土地を使用貸借と賃貸借する場合の違いとは

はじめに

被相続人が所有していた土地を無償により貸している場合(使用貸借)と有償で貸している場合(賃貸者)があります。
土地を評価する際に使用貸借により貸している場合と賃貸借している場合では相続税評価額が異なります。
今回は土地を評価する際の賃貸借と使用貸借の違いについて解説します。

使用貸借と賃貸借の違い

使用貸借とは

使用貸借とは無償で貸し借りを行うことです。不動産の場合には賃料などの受け取りを行うことをせずに土地や建物を無償で使用させることです。親族間では不動産を無償で使用させるケースは多くあります。
民法では下記のように規定されております。

第593条【使用貸借】

使用貸借は、当事者の一方がある物を引き渡すことを約し、相手方がその受け取った物について無償で使用及び収益をして契約が終了したときに返還をすることを約することによって、その効力を生ずる

税務上の考え方としては使用貸借にかかる借地権の価額は0円として定められております。よって、土地を使用貸借により貸し付けている場合には自用地の評価額となります。

賃貸借とは

賃貸借とは有償で貸し借りを行うことです。使用貸借とは違って、借主は地代や権利金を支払うことになるため借地権を取得することになります。

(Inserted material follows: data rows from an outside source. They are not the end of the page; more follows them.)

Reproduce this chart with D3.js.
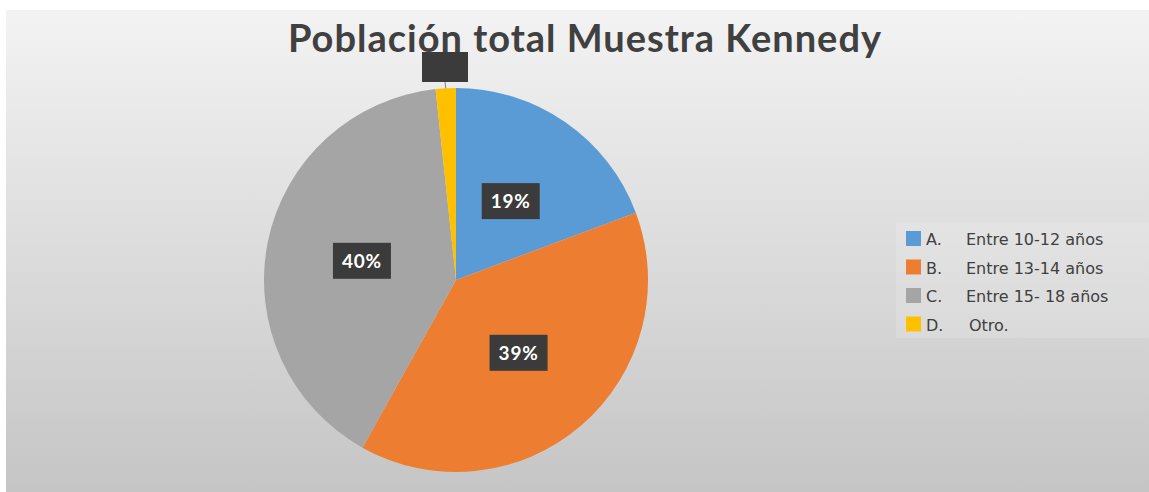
<!DOCTYPE html>
<html>
<head>
<meta charset="utf-8">
<script src="https://cdn.jsdelivr.net/npm/d3@7"></script>
<style>
  body { margin: 0; background: #ffffff; }
  svg { display: block; }
</style>
</head>
<body>
<svg id="chart"></svg>
<script>
var width = 1149, height = 492
var title = "Población total Muestra Kennedy"
var letters = ["A.", "B.", "C.", "D."]
var categories = ["Entre 10-12 años", "Entre 13-14 años", "Entre 15- 18 años", "Otro."]
var values = [19.3, 38.8, 40.2, 1.7]
var labels = ["19%", "39%", "40%", ""]
var colors = ["#5B9BD5", "#ED7D31", "#A5A5A5", "#FFC000"]

var svg = d3.select("#chart").attr("width", width).attr("height", height)

// background gradient of the chart area
var grad = svg.append("defs").append("linearGradient")
    .attr("id", "bg").attr("x1", 0).attr("y1", 0).attr("x2", 0).attr("y2", 1)
grad.append("stop").attr("offset", "0%").attr("stop-color", "#f3f3f3")
grad.append("stop").attr("offset", "100%").attr("stop-color", "#c5c5c5")

svg.append("rect").attr("x", 6).attr("y", 10).attr("width", width - 6).attr("height", height - 10)
    .style("fill", "url(#bg)")

// pie
var cx = 456, cy = 280, radius = 192
var pie = d3.pie().sort(null).value(d => d)
var arcs = pie(values)
var arc = d3.arc().innerRadius(0).outerRadius(radius)
var labelArc = d3.arc().innerRadius(radius * 0.5).outerRadius(radius * 0.5)

var g = svg.append("g").attr("transform", "translate(" + cx + "," + cy + ")")

g.selectAll("path")
    .data(arcs)
    .enter()
    .append("path")
    .attr("d", arc)
    .style("fill", (d, i) => colors[i])

// title (drawn before labels so the small label box covers it)
svg.append("text")
    .attr("x", 585).attr("y", 52)
    .attr("text-anchor", "middle")
    .style("font-family", "Lato, 'Open Sans', sans-serif")
    .style("font-weight", "bold")
    .style("font-size", "38px")
    .style("letter-spacing", "1px")
    .style("fill", "#404040")
    .text(title)

// data labels
arcs.forEach((d, i) => {
    var c = labelArc.centroid(d)
    var bw = 58, bh = 36
    if (labels[i] == "") {
        // tiny slice: label pulled outside with a leader line
        var a = (d.startAngle + d.endAngle) / 2
        var edge = [Math.sin(a) * radius, -Math.cos(a) * radius]
        c = [-11, -213]
        g.append("line")
            .attr("x1", c[0]).attr("y1", c[1] + 15)
            .attr("x2", edge[0]).attr("y2", edge[1])
            .style("stroke", "#7f7f7f").style("stroke-width", 1)
        bw = 46; bh = 30
    }
    g.append("rect")
        .attr("x", c[0] - bw / 2).attr("y", c[1] - bh / 2)
        .attr("width", bw).attr("height", bh)
        .style("fill", "#3b3b3b")
    g.append("text")
        .attr("x", c[0]).attr("y", c[1])
        .attr("text-anchor", "middle")
        .attr("dy", "0.36em")
        .style("font-family", "Lato, 'Open Sans', sans-serif")
        .style("font-weight", "bold")
        .style("font-size", "19px")
        .style("letter-spacing", "0.8px")
        .style("fill", "#ffffff")
        .text(labels[i])
})

// legend
svg.append("rect").attr("x", 896).attr("y", 222).attr("width", width - 896).attr("height", 116)
    .style("fill", "#ffffff").style("opacity", 0.15)

var legend = svg.append("g").attr("transform", "translate(906,231)")
var row = 28.5
categories.forEach((c, i) => {
    legend.append("rect")
        .attr("x", 0).attr("y", i * row)
        .attr("width", 15).attr("height", 15)
        .style("fill", colors[i])
    var t = legend.append("text")
        .attr("y", i * row + 14)
        .style("font-family", "'DejaVu Sans', sans-serif")
        .style("font-size", "16px")
        .style("fill", "#404040")
    t.append("tspan").attr("x", 20).text(letters[i])
    t.append("tspan").attr("x", i == 3 ? 63 : 60).text(c)
})
</script>
</body>
</html>
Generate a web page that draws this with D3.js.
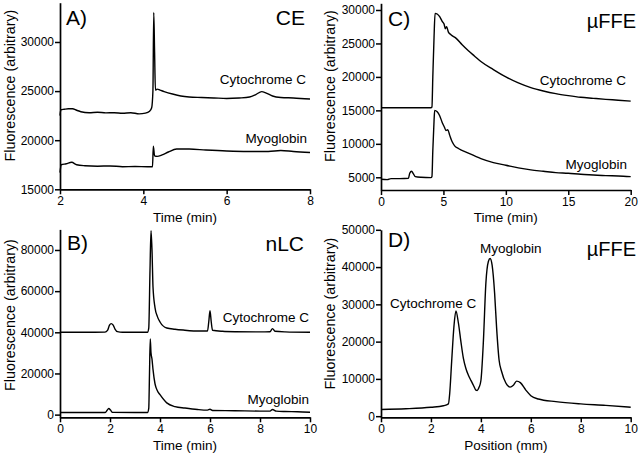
<!DOCTYPE html>
<html>
<head>
<meta charset="utf-8">
<script src="https://cdn.jsdelivr.net/npm/d3@7"></script>
<style>
  html, body { margin: 0; padding: 0; background: #fff; }
  svg { display: block; font-family: "Liberation Sans", Arial, sans-serif; }
</style>
</head>
<body>
<svg id="chart" width="640" height="456"></svg>
<script>
// ---------- DATA ----------
// Panel A (CE): [time (min), fluorescence]
const ceCytochromeC = [[2.00,22500],[2.02,23100],[2.1,23150],[2.2,23200],[2.3,23200],[2.4,23050],[2.5,22900],[2.7,22800],[2.9,22850],[3.1,22780],[3.3,22800],[3.5,22750],[3.7,22800],[3.9,22680],[4.05,22750],[4.15,22950],[4.2,23300],[4.23,25000],[4.25,33000],[4.27,29000],[4.29,25100],[4.33,25200],[4.4,25100],[4.5,24950],[4.7,24700],[4.9,24500],[5.1,24400],[5.4,24350],[5.7,24300],[6.0,24250],[6.3,24300],[6.55,24400],[6.7,24650],[6.84,24950],[6.95,24800],[7.1,24500],[7.3,24350],[7.6,24300],[8.0,24200]];
const ceMyoglobin = [[2.00,16700],[2.03,17500],[2.15,17600],[2.28,17750],[2.4,17500],[2.6,17400],[2.9,17350],[3.2,17380],[3.5,17300],[3.8,17320],[4.1,17300],[4.22,17300],[4.24,19400],[4.27,18400],[4.33,18350],[4.45,18500],[4.6,18800],[4.8,19100],[5.1,19100],[5.5,19000],[6.0,18900],[6.5,18850],[7.0,18850],[7.3,18950],[7.6,18850],[8.0,18750]];

// Panel B (nLC)
const lcCytochromeC = [[0,40000],[1.0,40000],[1.8,40100],[1.9,40900],[1.98,43500],[2.05,44200],[2.12,43600],[2.2,41600],[2.3,40300],[2.5,40000],[3.0,40000],[3.5,40000],[3.55,42000],[3.6,70000],[3.64,89400],[3.68,80000],[3.72,62000],[3.8,52000],[3.9,47500],[4.0,45000],[4.27,42100],[4.6,41500],[4.93,41100],[5.6,40600],[5.9,40600],[5.95,45000],[6.0,50500],[6.05,45000],[6.1,41000],[6.5,40500],[7.0,40300],[8.0,40200],[8.4,40300],[8.5,41800],[8.6,40500],[9.0,40200],[10,40000]];
const lcMyoglobin = [[0,1000],[1.8,1000],[1.88,2000],[1.95,3000],[2.02,2200],[2.1,1100],[3.0,1000],[3.5,1000],[3.55,3000],[3.58,20000],[3.61,36800],[3.64,30000],[3.68,27000],[3.72,22000],[3.8,15000],[3.9,11500],[4.0,9700],[4.27,5700],[4.6,3900],[5.0,3200],[5.5,2500],[5.9,2200],[6.0,2600],[6.1,2000],[7.0,1900],[8.0,1700],[8.4,1700],[8.5,2500],[8.65,1700],[9.0,1500],[9.5,1400],[10,1150]];

// Panel C (µFFE, time)
const ffeTimeCytochromeC = [[0,15400],[2,15400],[4.0,15400],[4.08,15500],[4.15,20000],[4.25,26000],[4.33,29500],[4.5,29400],[4.7,29000],[4.9,28300],[5.05,27900],[5.15,27200],[5.25,27500],[5.4,26700],[5.6,26300],[6.0,25800],[6.5,24800],[7.0,23900],[7.5,23100],[8.0,22300],[9.0,21100],[10,20000],[11,19100],[12,18400],[13,17900],[14,17500],[15,17200],[16,16950],[17,16800],[18,16650],[19,16520],[20,16380]];
const ffeTimeMyoglobin = [[0,4700],[0.5,4650],[0.8,4800],[1.5,4800],[2.2,4850],[2.3,5600],[2.45,5900],[2.6,5500],[2.75,5100],[3.2,5000],[4.0,4950],[4.08,5100],[4.15,9000],[4.25,13500],[4.3,15000],[4.5,14800],[4.7,14200],[4.9,13200],[5.1,12400],[5.2,12000],[5.35,12100],[5.5,11300],[5.7,10300],[5.9,9700],[6.2,9300],[7,8600],[8,7800],[9,7200],[10,6800],[11,6400],[12,6100],[13,5900],[14,5700],[15,5600],[16,5450],[17,5350],[18,5250],[19,5200],[20,5100]];

// Panel D (µFFE, position)
const ffePosition = [[0,1800],[1,2000],[2,2400],[2.5,2800],[2.7,3300],[2.75,6000],[2.83,14700],[2.92,24000],[3.0,28200],[3.1,25000],[3.2,20000],[3.3,15500],[3.4,12800],[3.5,11000],[3.6,9600],[3.7,8300],[3.8,7000],[3.85,6900],[3.93,7800],[4.0,9500],[4.1,20000],[4.2,35700],[4.3,41500],[4.37,42300],[4.45,40500],[4.55,33000],[4.63,23700],[4.73,15000],[4.83,12000],[5.0,8900],[5.17,7800],[5.3,8300],[5.43,9400],[5.58,9000],[5.8,7000],[6.0,5500],[6.3,4600],[7,3900],[8,3300],[9,2900],[10,2400]];

// Tick values
const ceXTicks = [2,4,6,8];
const ceYTicks = [15000,20000,25000,30000];
const lcXTicks = [0,2,4,6,8,10];
const lcYTicks = [0,20000,40000,60000,80000];
const ffeTimeXTicks = [0,5,10,15,20];
const ffeTimeYTicks = [5000,10000,15000,20000,25000,30000];
const ffePosXTicks = [0,2,4,6,8,10];
const ffePosYTicks = [0,10000,20000,30000,40000,50000];

// ---------- DRAW ----------
const svg = d3.select("#chart");
const fmt = d3.format("d");

function panel(cfg) {
  const x = d3.scaleLinear().domain(cfg.xDomain).range(cfg.xRange);
  const y = d3.scaleLinear().domain(cfg.yDomain).range(cfg.yRange);
  const g = svg.append("g");

  const xAxis = d3.axisBottom(x).tickValues(cfg.xTicks).tickFormat(fmt).tickSize(5).tickSizeOuter(0).tickPadding(2);
  const yAxis = d3.axisLeft(y).tickValues(cfg.yTicks).tickFormat(fmt).tickSize(5).tickSizeOuter(0).tickPadding(1);

  const gx = g.append("g").attr("transform", `translate(0,${cfg.yRange[0]})`).call(xAxis);
  const gy = g.append("g").attr("transform", `translate(${cfg.xRange[0]},0)`).call(yAxis);
  [gx, gy].forEach(a => {
    a.selectAll("path.domain").attr("stroke", "#000").attr("stroke-width", 1.7);
    a.selectAll(".tick line").attr("stroke", "#000").attr("stroke-width", 1.5);
    a.selectAll(".tick text").attr("fill", "#000").style("font-size", "12px").style("font-family", "Liberation Sans, Arial, sans-serif");
  });

  const line = d3.line().x(d => x(d[0])).y(d => y(d[1])).curve(d3.curveMonotoneX);
  cfg.series.forEach(s => {
    g.append("path").datum(s).attr("d", line)
      .attr("fill", "none").attr("stroke", "#000").attr("stroke-width", 1.4).attr("stroke-linejoin", "round");
  });

  // axis titles
  g.append("text").attr("x", (cfg.xRange[0] + cfg.xRange[1]) / 2).attr("y", cfg.xTitleY)
    .attr("text-anchor", "middle").style("font-size", "13.5px").text(cfg.xTitle);
  g.append("text")
    .attr("transform", `translate(${cfg.yTitleX},${cfg.yTitleCY}) rotate(-90)`)
    .attr("text-anchor", "middle").style("font-size", "14.3px").text("Fluorescence (arbitrary)");

  cfg.labels.forEach(l => {
    g.append("text").attr("x", l.x).attr("y", l.y).attr("text-anchor", l.anchor || "start")
      .style("font-size", l.size + "px").text(l.text);
  });
}

panel({
  xDomain: [2, 8], xRange: [60, 310], yDomain: [15000, 34000], yRange: [189.3, 2.7],
  xTicks: ceXTicks, yTicks: ceYTicks, series: [ceCytochromeC, ceMyoglobin],
  xTitle: "Time (min)", xTitleY: 221.7, yTitleX: 14.5, yTitleCY: 85.5,
  labels: [
    {text: "A)", x: 66, y: 25, size: 21},
    {text: "CE", x: 305, y: 25, size: 21, anchor: "end"},
    {text: "Cytochrome C", x: 306, y: 84, size: 13.5, anchor: "end"},
    {text: "Myoglobin", x: 307, y: 142.5, size: 13.5, anchor: "end"}
  ]
});

panel({
  xDomain: [0, 10], xRange: [60, 310], yDomain: [-1300, 90000], yRange: [417.3, 229.4],
  xTicks: lcXTicks, yTicks: lcYTicks, series: [lcCytochromeC, lcMyoglobin],
  xTitle: "Time (min)", xTitleY: 449.6, yTitleX: 14.5, yTitleCY: 315,
  labels: [
    {text: "B)", x: 67, y: 250, size: 21},
    {text: "nLC", x: 304, y: 251, size: 21, anchor: "end"},
    {text: "Cytochrome C", x: 309, y: 322.3, size: 13.5, anchor: "end"},
    {text: "Myoglobin", x: 309, y: 403.7, size: 13.5, anchor: "end"}
  ]
});

panel({
  xDomain: [0, 20], xRange: [381, 630.7], yDomain: [3100, 31000], yRange: [190, 3.3],
  xTicks: ffeTimeXTicks, yTicks: ffeTimeYTicks, series: [ffeTimeCytochromeC, ffeTimeMyoglobin],
  xTitle: "Time (min)", xTitleY: 221.7, yTitleX: 334.5, yTitleCY: 86,
  labels: [
    {text: "C)", x: 388, y: 26, size: 21},
    {text: "\u00B5FFE", x: 636, y: 28, size: 20, anchor: "end"},
    {text: "Cytochrome C", x: 626, y: 85, size: 13.5, anchor: "end"},
    {text: "Myoglobin", x: 627, y: 168.5, size: 13.5, anchor: "end"}
  ]
});

panel({
  xDomain: [0, 10], xRange: [381, 630.7], yDomain: [-300, 50000], yRange: [417.3, 229.8],
  xTicks: ffePosXTicks, yTicks: ffePosYTicks, series: [ffePosition],
  xTitle: "Position (mm)", xTitleY: 449.6, yTitleX: 334.5, yTitleCY: 313.5,
  labels: [
    {text: "D)", x: 388, y: 247, size: 21},
    {text: "\u00B5FFE", x: 636, y: 256, size: 20, anchor: "end"},
    {text: "Myoglobin", x: 510.8, y: 253, size: 13.5, anchor: "middle"},
    {text: "Cytochrome C", x: 390, y: 308, size: 13.5}
  ]
});
</script>
</body>
</html>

借地権を取得することによって、借地借家法により守られることになります。

第601条【賃貸借】

賃貸借は、当事者の一方がある物の使用及び収益を相手方にさせることを約し、相手方がこれに対してその賃料を支払うこと及び引渡しを受けた物を契約が終了したときに返還することを約することによって、その効力を生ずる。

評価方法について

使用貸借されている土地評価

使用貸借にかかる使用借権の価額は「0円」として取り扱うものとされております。
使用貸借されている土地の評価は通常の自用地として評価されます。

賃貸借されている土地評価

被相続人が所有されている土地の上に借地権を設定、賃貸借契約等により貸し付けを行っている土地になります。
このような土地を貸宅地といいます。
借地権は建物の所有を目的とする土地の使用する権利であるため、土地所有者は自由に使用する権利がありません。
土地所有者は借地権部分を控除して評価することになります。

貸宅地の相続税評価=自用地の価額-自用地の価額×借地権割合※

※借地権割合は国税局ごとに定めており、路線価図又は倍率表に記載されております。

おわりに

親族間で土地を使用貸借している場合が多くあります。事前に契約内容を確認しておく必要があります。借主が固定資産税相当額の地代を支払っている場合がありますが、この場合は地代ではなく、維持管理のための経費になります。また、賃貸借ではなく使用貸借として取り扱われます。